Four years ago, Mr. Mohamed was a Sudanese university student majoring in business administration when police and students began to clash in a university campus in Omdurman. The Molotov cocktail - which he said was thrown by police - left third-degree burns on his right arm, body, neck and side of his face.

Chattanooga plastic and reconstructive surgeon J. Woody Kennedy M.D., with The Plastic Surgery Group, recently met with Mr. Mohamed to discuss the possibilities of surgery that will help him regain some neck and arm movement.

"He had some third-degree burns on the neck, chest and arms, some of them being quite deep," Dr. Kennedy said. "Currently, he has limited motion in his neck and extremities, some pain when he moves and occasional skin breakdowns."
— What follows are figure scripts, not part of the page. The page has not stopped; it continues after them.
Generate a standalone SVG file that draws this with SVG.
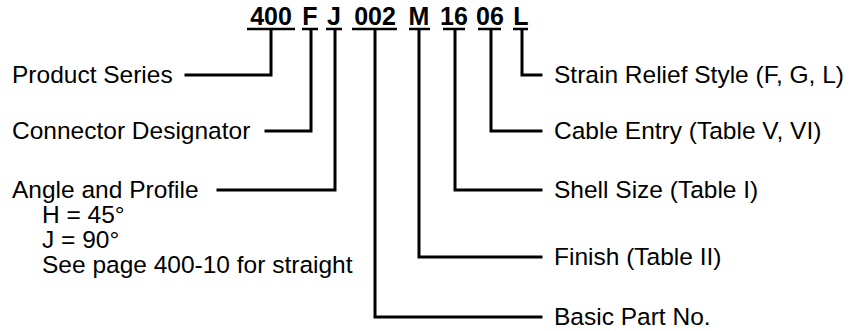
<svg xmlns="http://www.w3.org/2000/svg" width="857" height="331" viewBox="0 0 857 331">
<style>
.lbl{font-family:"Liberation Sans",Arial,Helvetica,sans-serif;font-size:24.5px;fill:#000}
.code{font-family:"Liberation Sans",Arial,Helvetica,sans-serif;font-size:25px;font-weight:bold;fill:#000;text-anchor:middle}
.ln{fill:none;stroke:#000;stroke-width:3;stroke-linecap:square}
.ul{fill:none;stroke:#000;stroke-width:2.5}
</style>
<rect width="857" height="331" fill="#fff"/>
<g id="code">
<text class="code" x="271" y="25">400</text>
<text class="code" x="310" y="25">F</text>
<text class="code" x="334" y="25">J</text>
<text class="code" x="375" y="25">002</text>
<text class="code" x="419" y="25">M</text>
<text class="code" x="454" y="25">16</text>
<text class="code" x="490" y="25">06</text>
<text class="code" x="521" y="25">L</text>
<path class="ul" d="M247 29H295M302 29H318M326 29H342M352 29H397M409 29H430M443 29H465M478 29H501M513 29H528"/>
</g>
<g id="product-series"><text class="lbl" x="12" y="83">Product Series</text></g>
<g id="connector-designator"><text class="lbl" x="12" y="139">Connector Designator</text></g>
<g id="angle-profile">
<text class="lbl" x="12" y="198">Angle and Profile</text>
<text class="lbl" x="42" y="223">H = 45°</text>
<text class="lbl" x="42" y="248">J = 90°</text>
<text class="lbl" x="42" y="273">See page 400-10 for straight</text>
</g>
<g id="strain-relief"><text class="lbl" x="554" y="83">Strain Relief Style (F, G, L)</text></g>
<g id="cable-entry"><text class="lbl" x="554" y="139">Cable Entry (Table V, VI)</text></g>
<g id="shell-size"><text class="lbl" x="554" y="198">Shell Size (Table I)</text></g>
<g id="finish"><text class="lbl" x="554" y="265">Finish (Table II)</text></g>
<g id="basic-part"><text class="lbl" x="554" y="325">Basic Part No.</text></g>
<g id="connectors">
<path class="ln" d="M271 30V75H186"/>
<path class="ln" d="M311 30V131H266"/>
<path class="ln" d="M335 30V190H218"/>
<path class="ln" d="M375 30V317H541"/>
<path class="ln" d="M419 30V257H541"/>
<path class="ln" d="M455 30V190H541"/>
<path class="ln" d="M491 30V131H541"/>
<path class="ln" d="M522 30V75H541"/>
</g>
</svg>
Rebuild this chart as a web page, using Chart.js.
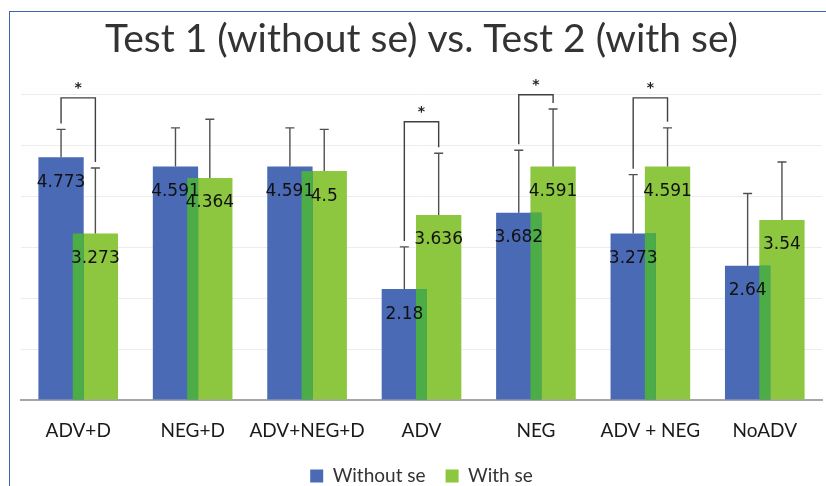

When Mr. Mohamed resettled in Chattanooga in February, he thought he would immediately receive medical care and continue with his studies. But it hasn't been that easy.

"If I can't work, I can't support myself, and if I can't support myself I can't get medical care," said the 35-year-old Sudanese refugee through an interpreter.

He worked for one day at the Pilgrim's Pride chicken processing plant, lifting chickens, but because he has limited mobility on his right side, he couldn't do the work fast enough and was let go.

"(The accident) changed a lot of my life," Mr. Mohamed said, sitting inside his apartment, sparsely decorated except for a blue vase with artificial flowers in the living room. "I was going to finish my school and everything came down."

Dr. Kennedy, together with Erlanger hospital and the University of Tennessee College of Medicine Chattanooga, will assist Mr. Mohamed with the surgery, but they are still looking to form a team of physicians and put in place anesthesia and rehabilitation services.

"Physician services is taken care of, we will do whatever we need to do to get him in as good condition as possible to lead a productive life," said Dr. Kennedy, who has also been on mission trips to Africa to operate on burn victims.

Although, he added, "we are more than happy to get any help we can."

In 2005, Mr. Mohamed, one of 11 children and the first to go to a university, lost everything he had worked for. He was in his third year of completing a business administration degree and was running for student union secretary when the police rushed onto the campus.

The student union, Mr. Mohamed said, was organizing students who opposed the government, but the government saw it as students starting revolution.

Students threw rocks at the police; the police beat the students, he said. At one point, the police threw the Molotov cocktail that landed right on him.

He woke up at the hospital and later underwent two surgeries in Sudan. A year later, he went to Egypt, where he got his third reconstructive surgery and applied for refugee status based on political persecution.

In Chattanooga, he is studying English six days a week in three different places and looking for a job that won't require too much physical strength.

The surgery and therapy can be his opportunity to live a normal life again.

"I feel I can't do a lot of the things normal people can," he said.